OpenLMLab / LEval

[ACL'24 Oral] Data and code for L-Eval, a comprehensive long context language models evaluation benchmark
GNU General Public License v3.0
314 stars 13 forks source link

topic_retrieval_longchat task eval change the pre to True or False?? #7

Closed DavideHe closed 9 months ago

DavideHe commented 10 months ago

I git clone this project. then run

python Evaluation/auto_eval.py  --pred_file Predictions/exam_eval/turbo-16k-0613/topic_retrieval_longchat.pred.jsonl

I get the result .show pre are changed to "True or False"?

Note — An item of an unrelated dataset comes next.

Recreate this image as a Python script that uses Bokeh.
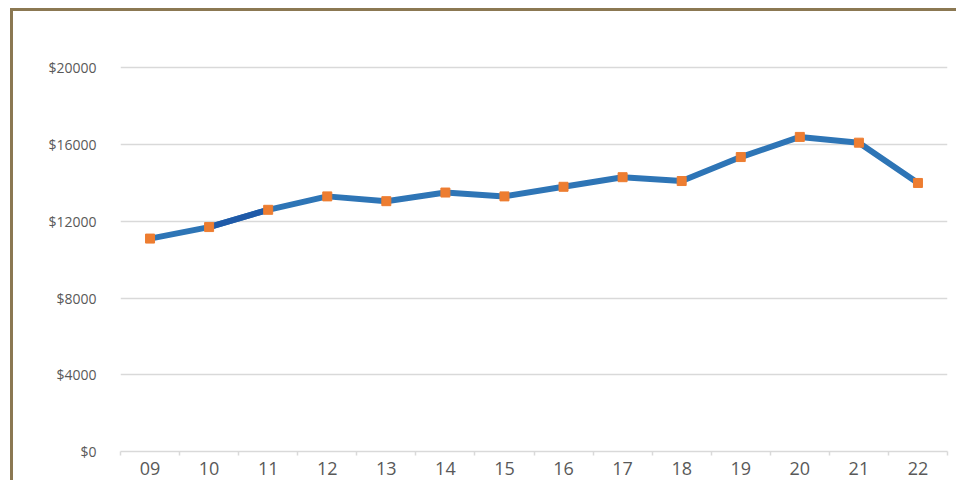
from bokeh.plotting import figure
from bokeh.models import FixedTicker, PrintfTickFormatter, ColumnDataSource, Range1d
from bokeh.embed import file_html
from bokeh.resources import INLINE

years = ["09", "10", "11", "12", "13", "14", "15", "16", "17", "18", "19", "20", "21", "22"]
values = [11100, 11700, 12600, 13300, 13050, 13500, 13300, 13800, 14300, 14100, 15350, 16400, 16100, 14000]
y_ticks = [0, 4000, 8000, 12000, 16000, 20000]

xs = list(range(len(years)))
src = ColumnDataSource(dict(x=xs, y=values))

p = figure(width=946, height=472, output_backend="svg", toolbar_location=None,
           x_range=Range1d(-0.5, len(years) - 0.5), y_range=Range1d(0, 22000),
           min_border_left=107, min_border_right=12, min_border_top=18, min_border_bottom=32)
p.styles = {"border-left": "3px solid #8B7852", "border-top": "3px solid #8B7852",
            "margin-left": "10px", "margin-top": "8px"}
p.outline_line_color = None
p.background_fill_color = "white"
p.border_fill_color = "white"

p.xgrid.visible = False
p.ygrid.grid_line_color = "#d9d9d9"
p.ygrid.grid_line_width = 1.3
p.ygrid.ticker = FixedTicker(ticks=y_ticks)

p.yaxis.ticker = FixedTicker(ticks=y_ticks)
p.yaxis.formatter = PrintfTickFormatter(format="$%d")
p.yaxis.axis_line_color = None
p.yaxis.major_tick_line_color = None
p.yaxis.minor_tick_line_color = None
p.yaxis.major_label_standoff = 18
p.yaxis.major_label_text_font = "Open Sans"
p.yaxis.major_label_text_font_size = "14px"
p.yaxis.major_label_text_color = "#595959"

p.xaxis.ticker = FixedTicker(ticks=xs, minor_ticks=[i - 0.5 for i in range(len(years) + 1)])
p.xaxis.major_label_overrides = {i: y for i, y in enumerate(years)}
p.xaxis.axis_line_color = "#d9d9d9"
p.xaxis.axis_line_width = 1.5
p.xaxis.major_tick_line_color = None
p.xaxis.minor_tick_line_color = "#d9d9d9"
p.xaxis.minor_tick_line_width = 1.5
p.xaxis.minor_tick_in = 0
p.xaxis.minor_tick_out = 4
p.xaxis.major_label_standoff = 4
p.xaxis.major_label_text_font = "Open Sans"
p.xaxis.major_label_text_font_size = "18px"
p.xaxis.major_label_text_color = "#595959"

p.line("x", "y", source=src, line_color="#2E75B6", line_width=6, line_join="round")
p.line(xs[1:3], values[1:3], line_color="#1F5AA8", line_width=6)
p.scatter("x", "y", source=src, marker="square", size=9, fill_color="#ED7D31", line_color="#ED7D31")

open("out.html", "w").write(file_html(p, INLINE))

False The effects of air pollution on human health | score=0
.........................
====================
False The role of education in society | score=0
====================
There are 0 correct answers
 [for coursera:] 0 can not select all correct options
 Total: 150 questions.
{'exact_match': 0.0, 'num_predicted': 150, 'mean_prediction_length_characters': 5.0, 'LEval_score': 0.0, 'display_keys': ['exact_match'], 'display': [0.0]}
ChenxinAn-fdu commented 10 months ago

Sorry!!! I will check this immediately !!!

ChenxinAn-fdu commented 10 months ago

Fixed! Thank you for reminding me of the bug 😃!